No, 36 bytes. Same deal with the virtual inheritance. Layout of D in this example:
class D size(36):
+---
| +--- (base class B)
0 | | {vfptr}
4 | | {vbptr}
8 | | b
| +---
| +--- (base class C)
| | +--- (base class A)
12 | | | {vfptr}
16 | | | a
| | +---
20 | | c
| +---
24 | d
+---
+--- (virtual base A)
28 | {vfptr}
32 | a
+---
My question is , why there is an extra space when virtual inheritance is applied?
Virtual base class pointer, it's complicated. Base classes are "combined" in virtual inheritance. Instead of having a base class embedded into a class, the class will have a pointer to the base class object in the layout. If you have two base classes using virtual inheritance (the "diamond" class hierarchy), they will both point to the same virtual base class in the object, instead of having a separate copy of that base class.
What's the underneath rule for the object size in this case?
Important point; there are no rules: the compiler can do whatever it needs to do.
And a final detail; to make all these class layout diagrams I am compiling with:
cl test.cpp /d1reportSingleClassLayoutXXX
Where XXX is a substring match of the structs/classes you want to see the layout of. Using this you can explore the affects of various inheritance schemes yourself, as well as why/where padding is added, etc.
Solution 2:
Quote> My question is, what's the rule about the number of vptrs in inheritance?
There are no rulez, every compiler vendor is allowed to implement the semantics of inheritance the way he sees fit.

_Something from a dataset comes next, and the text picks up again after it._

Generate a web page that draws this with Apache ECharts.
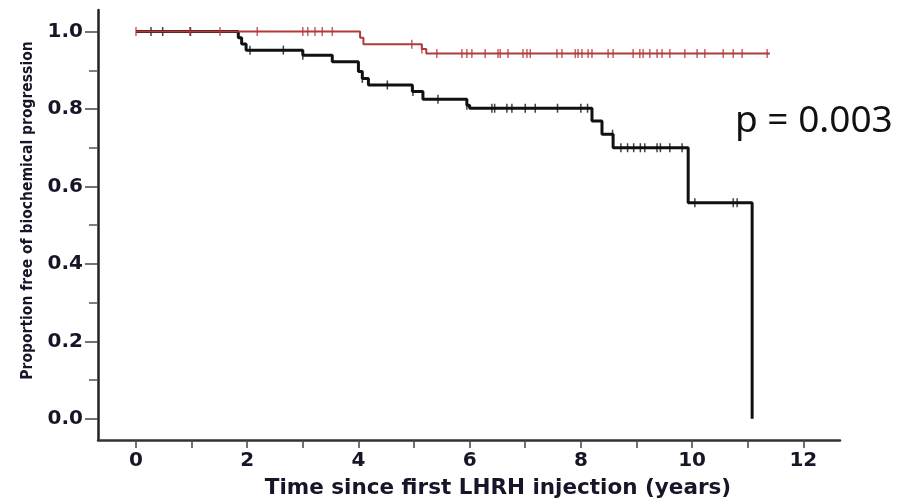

class B: public A {}, size = 12. That's pretty normal, one vtable for B that has both virtual methods, vtable pointer + 2*int = 12
class C : public A, public B {}, size = 20. C can arbitrarily extend the vtable of either A or B. 2*vtable pointer + 3*int = 20
Virtual inheritance: that's where you really hit the edges of undocumented behavior. For example, in MSVC the #pragma vtordisp and /vd compile options become relevant. There's some background info in this article. I studied this a few times and decided the compile option acronym was representative for what could happen to my code if I ever used it.
Solution 3:
A good way to think about it is to understand what has to be done to handle up-casts. I'll try to answer your questions by showing the memory layout of objects of the classes you describe.
Code sample #2
The memory layout is as follows:
vptr | A::a | B::b
Upcasting a pointer to B to type A will result in the same address, with the same vptr being used. This is why there's no need for additional vptr's here.
Code sample #3
vptr | A::a | vptr | B::b | C::c
As you can see, there are two vptr's here, just like you guessed. Why? Because it's true that if we upcast from C to A we don't need to modify the address, and thus can use the same vptr. But if we upcast from C to B we do need that modification, and correspondingly we need a vptr at the start of the resulting object.
So, any inherited class beyond the first will require an additional vptr (unless that inherited class has no virtual methods, in which case it has no vptr).
Code sample #4 and beyond
When you derive virtually, you need a new pointer, called a base pointer, to point to the location in the memory layout of the derived classes. There can be more than one base pointer, of course.
So how does the memory layout look? That depends on the compiler. In your compiler it's probably something like
vptr | base pointer | B::b | vptr | A::a | C::c | vptr | A::a \-----------------------------------------^
But other compilers may incorporate base pointers in the virtual table (by using offsets - that deserves another question).
You need a base pointer because when you derive in a virtual fashion, the derived class will appear only once in the memory layout (it may appear additional times if it's also derived normally, as in your example), so all its children must point to the exact same location.
EDIT: clarification - it all really depends on the compiler, the memory layout I showed can be different in different compilers.